Kessarin Tansuwanarat
RATE HIKES by central bank to curb inflation have been recently witnessed throughout Asia.
A question was raised by the public; i.e., do monetary authorities place too much emphasis upon inflation? For most people, the causes and impacts of inflation may remain rather difficult to understand, but what people realize is that that they will have to live with higher interest expenses such as credit card charges or overdraft lending rate, right after interest rate has been increased to curb inflationary pressures.
Before we can fully understand the impacts from inflation, first we need to understand the role of monetary policy maker. Central bank works in a similar way to a taxi driver. When passengers get into a cab, the taxi driver has to accomplish two missions; i.e., to get the passengers to their destination as fast as possible and to ensure safety. Nevertheless, sometimes these two goals are contradictory while achieving them simultaneously could post quite a challenge to the driver.

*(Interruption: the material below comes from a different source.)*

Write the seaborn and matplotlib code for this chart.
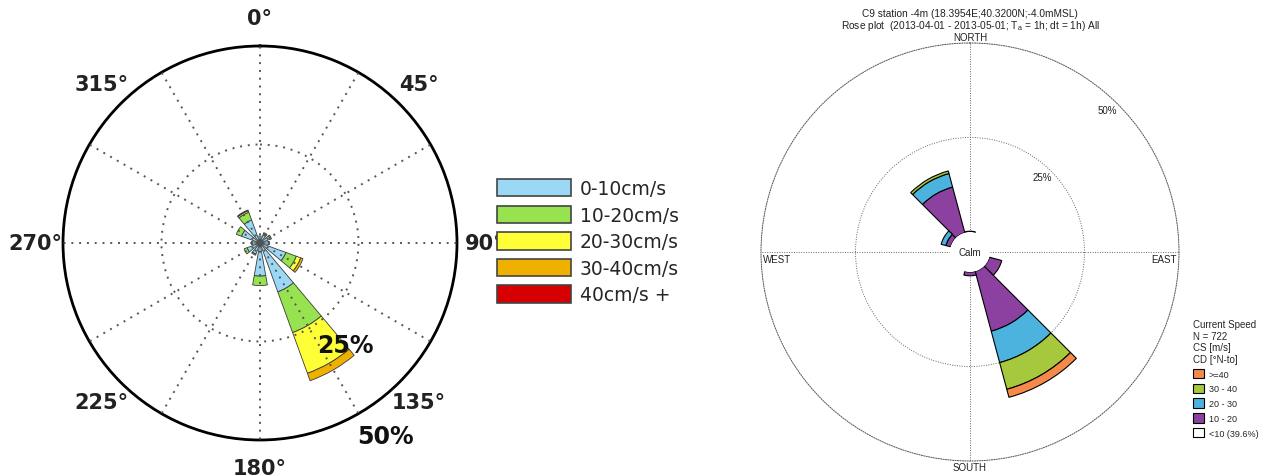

When a central bank decides to determine interest rate direction (i.e., to conduct monetary policy), it has to balance between two goals: growth and stability.
During an economic recession, people lose confidence and reluctant to spend and invest. Central bank then steps in, cutting rates to stimulate economic activities and induce more growth.
On the contrary, if the country is growing too fast beyond economic potential or maximum capacity the economy could accommodate, excess 'demand' will hence drive up the price. Inflation, when it is high and persists, could destabilize an economy and hinder sustainable growth in the long-run. With this regard, central bank would tighten monetary policy by raising interest rate with an aim to slowdown domestic demand.
While it is comprehensible that central banks need to take care of growth; to better understand why inflation also deserves great emphasis from monetary policy maker, let's take a close look at the causes and costs of inflation in details.
Normally, when there is too much money is chasing too few goods ; i.e., the quantity demanded for goods is greater than quantity supplied in the market, or 'excess demand', then price of goods increases, it is called 'demand-pull inflation'.
Also, inflation may result from the 'cost-push' factors: the sudden rise in cost of production, given demand for goods and services remain unchanged. Increase in wages or import price of raw materials such as fuels obviously incur additional expenses to manufacturers, who, in turn, shall fully or partially pass ontoconsumers via retail price increase.
So, now we have inflation, but what costs would high inflation incur to an economy? First, inflation is like a tax on money, it erodes purchasing power of banknotes people hold. For example, 100 THB could buy 5 kilograms of rice today but may only buy only 1 kilograms of rice a year after. Inflation creates losses to savers.
Second, high inflation introduces uncertainty for businesses and consumers about future outlook. Being unable to estimate future costs as well and profits, business owners are less likely to invest more on productive projects or business expansion plans, which ultimately lead to slower economic output and longterm growth, accordingly.
Third, inflation results in higher cost of domestic product relative to overseas price, and then lowers export competitiveness of the country.
In addition, inflation widens income gap between the rich and the poor. People living off a fixedincome earning such as retirees or poor unskilled labor would suffer more in a high-inflation environment as it is very hard to raise daily wage while the wealthy individuals can protect themselves by investing in 'inflation-hedge' assets such as gold and home properties.
In summary, inflation is actually a sign that an economy is growing: a lack of inflation could hint that an economy is deteriorating. Therefore, economists perceive mild inflation as acceptable economic phenomenon. But when inflation persists and distorts prices and economic behaviors, it is labeled as a bad process. To ensure economic stability and sustainable growth, it is under central banks' major concerns to control the presence of inflation within acceptable level.
The opinions expressed in this article are the author’s own and do not necessarily reflect the official opinion of the Bank of Thailand.